_PROBLEM_
Among the entries below, copy only the span from the line containing "Recreate this image" through the line containing "(branchEnd) at (322,825);". Do so exactly, and skip the pictures.

_RECORDED DATA_

┌──

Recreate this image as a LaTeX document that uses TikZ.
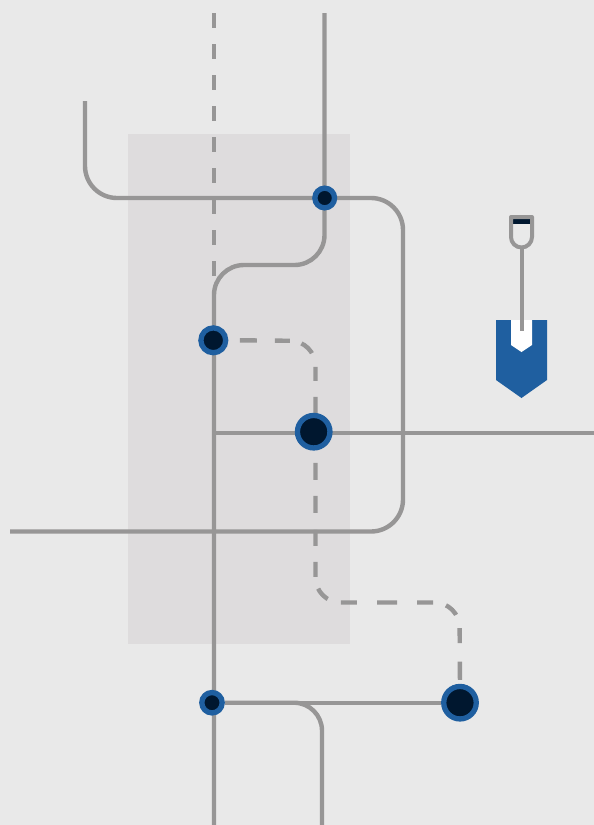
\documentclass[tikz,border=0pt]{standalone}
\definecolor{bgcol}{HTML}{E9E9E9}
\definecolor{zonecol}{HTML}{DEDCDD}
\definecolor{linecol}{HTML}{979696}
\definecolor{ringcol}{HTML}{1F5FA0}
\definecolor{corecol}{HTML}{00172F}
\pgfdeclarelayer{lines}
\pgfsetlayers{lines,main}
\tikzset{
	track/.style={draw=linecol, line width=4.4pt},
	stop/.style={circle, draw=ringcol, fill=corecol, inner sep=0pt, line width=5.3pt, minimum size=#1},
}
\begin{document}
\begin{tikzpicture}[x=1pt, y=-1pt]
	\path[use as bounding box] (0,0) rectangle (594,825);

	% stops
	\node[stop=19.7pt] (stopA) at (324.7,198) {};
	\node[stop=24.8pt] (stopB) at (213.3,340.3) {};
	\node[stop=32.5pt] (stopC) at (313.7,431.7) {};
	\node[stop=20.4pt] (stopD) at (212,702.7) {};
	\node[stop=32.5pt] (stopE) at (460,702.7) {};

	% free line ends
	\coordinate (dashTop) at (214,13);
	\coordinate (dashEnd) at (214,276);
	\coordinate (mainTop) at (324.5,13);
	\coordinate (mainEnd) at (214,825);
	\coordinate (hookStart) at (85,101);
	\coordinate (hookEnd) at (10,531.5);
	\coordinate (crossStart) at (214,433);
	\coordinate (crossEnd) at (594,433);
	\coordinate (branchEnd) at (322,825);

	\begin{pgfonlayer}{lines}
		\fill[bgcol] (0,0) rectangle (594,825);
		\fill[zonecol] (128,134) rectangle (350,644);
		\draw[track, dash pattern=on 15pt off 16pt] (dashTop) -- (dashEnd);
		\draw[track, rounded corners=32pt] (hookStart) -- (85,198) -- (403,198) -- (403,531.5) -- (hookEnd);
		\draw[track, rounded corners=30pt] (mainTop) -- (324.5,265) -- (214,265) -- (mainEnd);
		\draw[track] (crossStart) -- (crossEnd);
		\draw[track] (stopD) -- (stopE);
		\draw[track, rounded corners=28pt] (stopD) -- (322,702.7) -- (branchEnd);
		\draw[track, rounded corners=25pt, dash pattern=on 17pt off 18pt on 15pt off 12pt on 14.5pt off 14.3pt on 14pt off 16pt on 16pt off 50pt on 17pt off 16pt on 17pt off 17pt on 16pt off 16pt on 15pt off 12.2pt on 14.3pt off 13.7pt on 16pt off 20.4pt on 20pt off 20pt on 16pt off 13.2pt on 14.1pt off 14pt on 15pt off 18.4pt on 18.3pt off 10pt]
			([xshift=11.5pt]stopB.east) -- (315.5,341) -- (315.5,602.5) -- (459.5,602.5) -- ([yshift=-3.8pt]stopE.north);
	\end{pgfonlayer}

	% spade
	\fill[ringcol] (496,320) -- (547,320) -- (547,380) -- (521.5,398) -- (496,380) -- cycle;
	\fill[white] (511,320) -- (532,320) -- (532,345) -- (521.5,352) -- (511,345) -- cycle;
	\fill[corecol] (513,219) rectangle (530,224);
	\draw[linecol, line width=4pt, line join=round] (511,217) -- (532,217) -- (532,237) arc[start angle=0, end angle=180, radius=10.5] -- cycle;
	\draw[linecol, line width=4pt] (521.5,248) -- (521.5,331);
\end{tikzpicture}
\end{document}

└──
┌──

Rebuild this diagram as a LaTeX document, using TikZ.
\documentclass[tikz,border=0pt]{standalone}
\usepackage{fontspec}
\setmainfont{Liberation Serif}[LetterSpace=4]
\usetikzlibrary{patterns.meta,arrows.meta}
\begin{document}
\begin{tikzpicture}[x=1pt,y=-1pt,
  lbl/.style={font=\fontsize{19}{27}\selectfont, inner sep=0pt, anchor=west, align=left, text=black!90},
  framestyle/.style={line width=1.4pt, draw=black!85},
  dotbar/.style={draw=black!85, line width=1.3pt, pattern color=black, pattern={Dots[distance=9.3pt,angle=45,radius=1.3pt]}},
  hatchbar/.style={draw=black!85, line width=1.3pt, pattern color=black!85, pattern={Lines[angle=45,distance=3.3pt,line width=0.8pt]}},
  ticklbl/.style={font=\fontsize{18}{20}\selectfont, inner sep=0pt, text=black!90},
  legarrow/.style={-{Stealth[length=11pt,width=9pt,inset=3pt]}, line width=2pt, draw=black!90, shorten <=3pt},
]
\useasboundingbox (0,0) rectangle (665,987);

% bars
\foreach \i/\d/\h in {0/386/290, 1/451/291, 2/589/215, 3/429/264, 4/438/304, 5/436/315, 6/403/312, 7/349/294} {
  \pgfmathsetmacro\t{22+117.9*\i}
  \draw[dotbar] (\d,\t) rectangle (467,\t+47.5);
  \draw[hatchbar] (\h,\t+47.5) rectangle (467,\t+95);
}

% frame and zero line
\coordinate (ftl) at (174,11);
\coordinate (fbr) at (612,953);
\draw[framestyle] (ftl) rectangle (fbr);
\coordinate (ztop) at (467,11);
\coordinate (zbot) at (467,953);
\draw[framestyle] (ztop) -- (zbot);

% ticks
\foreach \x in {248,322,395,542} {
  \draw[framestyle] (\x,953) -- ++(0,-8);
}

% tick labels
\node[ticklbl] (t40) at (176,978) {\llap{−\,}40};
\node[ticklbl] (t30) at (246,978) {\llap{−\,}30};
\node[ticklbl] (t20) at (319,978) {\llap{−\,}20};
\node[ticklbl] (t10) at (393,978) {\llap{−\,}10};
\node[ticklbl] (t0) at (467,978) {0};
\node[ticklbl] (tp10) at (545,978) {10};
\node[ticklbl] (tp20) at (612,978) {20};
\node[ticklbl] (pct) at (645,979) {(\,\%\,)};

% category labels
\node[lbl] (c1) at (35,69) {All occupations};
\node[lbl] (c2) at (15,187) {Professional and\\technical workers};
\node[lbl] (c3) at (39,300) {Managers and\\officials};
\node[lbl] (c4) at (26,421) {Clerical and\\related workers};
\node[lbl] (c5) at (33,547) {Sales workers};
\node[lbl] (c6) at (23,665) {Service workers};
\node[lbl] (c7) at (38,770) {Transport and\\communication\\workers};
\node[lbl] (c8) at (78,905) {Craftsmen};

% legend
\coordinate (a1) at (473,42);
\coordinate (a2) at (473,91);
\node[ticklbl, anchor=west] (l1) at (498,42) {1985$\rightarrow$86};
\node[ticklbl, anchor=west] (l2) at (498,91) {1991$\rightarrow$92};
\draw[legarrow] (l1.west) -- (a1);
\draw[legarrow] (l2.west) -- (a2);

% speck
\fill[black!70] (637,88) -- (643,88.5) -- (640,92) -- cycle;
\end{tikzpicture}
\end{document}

└──
┌──

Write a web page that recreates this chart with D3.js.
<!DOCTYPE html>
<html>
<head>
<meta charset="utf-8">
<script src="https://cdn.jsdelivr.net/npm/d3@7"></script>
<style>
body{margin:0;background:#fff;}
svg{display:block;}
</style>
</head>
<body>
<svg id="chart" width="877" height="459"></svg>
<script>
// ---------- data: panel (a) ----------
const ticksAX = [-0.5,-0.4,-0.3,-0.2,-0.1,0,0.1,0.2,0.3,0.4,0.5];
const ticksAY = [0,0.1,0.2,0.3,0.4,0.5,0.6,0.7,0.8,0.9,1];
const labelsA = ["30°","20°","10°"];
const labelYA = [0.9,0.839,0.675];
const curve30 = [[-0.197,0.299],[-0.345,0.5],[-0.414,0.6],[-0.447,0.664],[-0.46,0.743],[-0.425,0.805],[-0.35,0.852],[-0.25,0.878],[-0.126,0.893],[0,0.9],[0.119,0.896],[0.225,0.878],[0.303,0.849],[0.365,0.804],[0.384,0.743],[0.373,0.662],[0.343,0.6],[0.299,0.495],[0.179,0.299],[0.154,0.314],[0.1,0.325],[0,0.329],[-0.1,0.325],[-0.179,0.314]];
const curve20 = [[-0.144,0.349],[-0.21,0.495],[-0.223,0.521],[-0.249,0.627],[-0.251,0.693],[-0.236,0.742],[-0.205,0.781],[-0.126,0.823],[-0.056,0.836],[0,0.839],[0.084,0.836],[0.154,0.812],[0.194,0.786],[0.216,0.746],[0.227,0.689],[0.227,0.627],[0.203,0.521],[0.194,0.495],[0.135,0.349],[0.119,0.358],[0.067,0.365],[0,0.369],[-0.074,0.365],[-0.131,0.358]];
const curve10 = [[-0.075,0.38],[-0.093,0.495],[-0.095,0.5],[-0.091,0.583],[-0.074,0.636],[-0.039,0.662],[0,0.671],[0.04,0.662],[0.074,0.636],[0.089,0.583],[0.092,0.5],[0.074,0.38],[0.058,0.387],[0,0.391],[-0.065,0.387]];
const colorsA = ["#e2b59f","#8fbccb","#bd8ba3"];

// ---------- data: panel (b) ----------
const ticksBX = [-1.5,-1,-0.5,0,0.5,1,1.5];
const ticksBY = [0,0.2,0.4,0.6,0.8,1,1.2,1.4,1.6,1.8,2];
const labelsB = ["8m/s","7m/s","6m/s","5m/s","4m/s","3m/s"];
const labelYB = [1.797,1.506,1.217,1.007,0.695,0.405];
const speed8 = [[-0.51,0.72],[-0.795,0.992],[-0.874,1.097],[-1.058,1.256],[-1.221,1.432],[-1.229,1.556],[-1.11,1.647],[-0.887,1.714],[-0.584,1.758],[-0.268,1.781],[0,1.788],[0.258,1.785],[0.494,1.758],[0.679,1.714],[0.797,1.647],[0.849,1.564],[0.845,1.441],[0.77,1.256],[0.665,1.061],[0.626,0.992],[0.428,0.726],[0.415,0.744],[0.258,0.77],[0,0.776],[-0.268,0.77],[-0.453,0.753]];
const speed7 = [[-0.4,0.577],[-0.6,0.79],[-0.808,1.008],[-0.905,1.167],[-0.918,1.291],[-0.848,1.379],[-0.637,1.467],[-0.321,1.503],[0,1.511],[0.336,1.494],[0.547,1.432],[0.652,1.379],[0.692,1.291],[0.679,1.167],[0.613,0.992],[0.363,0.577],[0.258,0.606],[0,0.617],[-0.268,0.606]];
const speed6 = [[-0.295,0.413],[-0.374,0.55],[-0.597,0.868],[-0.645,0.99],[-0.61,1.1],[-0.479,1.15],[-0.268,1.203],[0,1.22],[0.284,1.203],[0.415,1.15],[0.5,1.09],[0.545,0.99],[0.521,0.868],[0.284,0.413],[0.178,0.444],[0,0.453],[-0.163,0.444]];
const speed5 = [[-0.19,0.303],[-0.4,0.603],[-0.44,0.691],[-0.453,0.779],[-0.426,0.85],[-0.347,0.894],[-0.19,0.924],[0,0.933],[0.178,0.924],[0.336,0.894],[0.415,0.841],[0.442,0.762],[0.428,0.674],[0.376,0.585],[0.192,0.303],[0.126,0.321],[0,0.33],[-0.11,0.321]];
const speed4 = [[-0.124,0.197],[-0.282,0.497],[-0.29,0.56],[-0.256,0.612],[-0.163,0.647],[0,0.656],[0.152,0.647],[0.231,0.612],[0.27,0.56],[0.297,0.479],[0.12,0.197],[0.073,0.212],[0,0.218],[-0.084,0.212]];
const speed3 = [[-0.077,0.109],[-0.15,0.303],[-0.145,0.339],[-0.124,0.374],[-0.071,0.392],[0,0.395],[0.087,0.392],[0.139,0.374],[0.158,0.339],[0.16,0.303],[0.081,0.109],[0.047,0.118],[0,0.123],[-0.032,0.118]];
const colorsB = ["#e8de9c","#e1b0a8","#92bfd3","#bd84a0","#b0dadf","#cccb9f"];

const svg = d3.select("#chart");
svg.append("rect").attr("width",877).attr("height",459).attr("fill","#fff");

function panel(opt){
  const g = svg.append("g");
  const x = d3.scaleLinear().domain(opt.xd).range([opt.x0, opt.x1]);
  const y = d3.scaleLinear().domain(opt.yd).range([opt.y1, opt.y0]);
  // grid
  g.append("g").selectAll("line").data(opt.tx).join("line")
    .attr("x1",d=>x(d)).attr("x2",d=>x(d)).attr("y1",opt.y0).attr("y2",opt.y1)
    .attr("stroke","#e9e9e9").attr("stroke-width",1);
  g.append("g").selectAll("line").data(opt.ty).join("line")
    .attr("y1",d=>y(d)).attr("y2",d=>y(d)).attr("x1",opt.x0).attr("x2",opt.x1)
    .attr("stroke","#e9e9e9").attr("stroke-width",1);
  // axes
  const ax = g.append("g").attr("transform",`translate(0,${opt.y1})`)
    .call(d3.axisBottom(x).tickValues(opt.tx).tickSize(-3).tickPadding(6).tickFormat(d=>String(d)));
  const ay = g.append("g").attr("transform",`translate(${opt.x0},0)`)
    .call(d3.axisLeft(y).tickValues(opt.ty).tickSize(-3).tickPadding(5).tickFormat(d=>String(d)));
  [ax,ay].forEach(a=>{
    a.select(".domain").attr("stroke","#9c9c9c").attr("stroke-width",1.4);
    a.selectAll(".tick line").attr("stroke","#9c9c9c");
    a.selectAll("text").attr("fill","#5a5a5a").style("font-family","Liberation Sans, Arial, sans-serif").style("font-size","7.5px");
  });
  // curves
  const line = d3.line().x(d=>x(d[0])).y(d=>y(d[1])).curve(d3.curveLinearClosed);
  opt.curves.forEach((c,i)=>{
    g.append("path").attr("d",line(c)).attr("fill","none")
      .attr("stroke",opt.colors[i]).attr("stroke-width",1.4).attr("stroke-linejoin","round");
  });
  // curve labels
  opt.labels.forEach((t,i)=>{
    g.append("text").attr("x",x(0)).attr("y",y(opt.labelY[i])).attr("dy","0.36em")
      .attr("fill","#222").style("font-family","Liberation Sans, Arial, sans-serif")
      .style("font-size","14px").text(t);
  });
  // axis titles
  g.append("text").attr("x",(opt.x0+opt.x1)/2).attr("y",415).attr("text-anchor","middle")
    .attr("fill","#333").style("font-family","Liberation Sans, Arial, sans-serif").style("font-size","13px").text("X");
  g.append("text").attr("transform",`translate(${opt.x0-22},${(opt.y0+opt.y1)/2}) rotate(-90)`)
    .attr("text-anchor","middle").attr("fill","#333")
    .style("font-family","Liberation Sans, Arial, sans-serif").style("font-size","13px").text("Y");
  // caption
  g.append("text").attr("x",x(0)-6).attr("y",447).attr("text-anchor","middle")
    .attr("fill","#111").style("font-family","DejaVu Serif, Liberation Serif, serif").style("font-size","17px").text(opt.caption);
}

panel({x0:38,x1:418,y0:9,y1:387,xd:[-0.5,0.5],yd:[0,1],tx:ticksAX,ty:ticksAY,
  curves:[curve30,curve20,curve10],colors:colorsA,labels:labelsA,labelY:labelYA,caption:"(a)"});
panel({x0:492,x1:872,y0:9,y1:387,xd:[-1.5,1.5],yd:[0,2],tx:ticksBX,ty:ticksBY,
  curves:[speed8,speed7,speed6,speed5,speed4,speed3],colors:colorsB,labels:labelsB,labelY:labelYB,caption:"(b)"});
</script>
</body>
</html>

└──

_FULL RESPONSE_
Recreate this image as a LaTeX document that uses TikZ.
\documentclass[tikz,border=0pt]{standalone}
\definecolor{bgcol}{HTML}{E9E9E9}
\definecolor{zonecol}{HTML}{DEDCDD}
\definecolor{linecol}{HTML}{979696}
\definecolor{ringcol}{HTML}{1F5FA0}
\definecolor{corecol}{HTML}{00172F}
\pgfdeclarelayer{lines}
\pgfsetlayers{lines,main}
\tikzset{
	track/.style={draw=linecol, line width=4.4pt},
	stop/.style={circle, draw=ringcol, fill=corecol, inner sep=0pt, line width=5.3pt, minimum size=#1},
}
\begin{document}
\begin{tikzpicture}[x=1pt, y=-1pt]
	\path[use as bounding box] (0,0) rectangle (594,825);

	% stops
	\node[stop=19.7pt] (stopA) at (324.7,198) {};
	\node[stop=24.8pt] (stopB) at (213.3,340.3) {};
	\node[stop=32.5pt] (stopC) at (313.7,431.7) {};
	\node[stop=20.4pt] (stopD) at (212,702.7) {};
	\node[stop=32.5pt] (stopE) at (460,702.7) {};

	% free line ends
	\coordinate (dashTop) at (214,13);
	\coordinate (dashEnd) at (214,276);
	\coordinate (mainTop) at (324.5,13);
	\coordinate (mainEnd) at (214,825);
	\coordinate (hookStart) at (85,101);
	\coordinate (hookEnd) at (10,531.5);
	\coordinate (crossStart) at (214,433);
	\coordinate (crossEnd) at (594,433);
	\coordinate (branchEnd) at (322,825);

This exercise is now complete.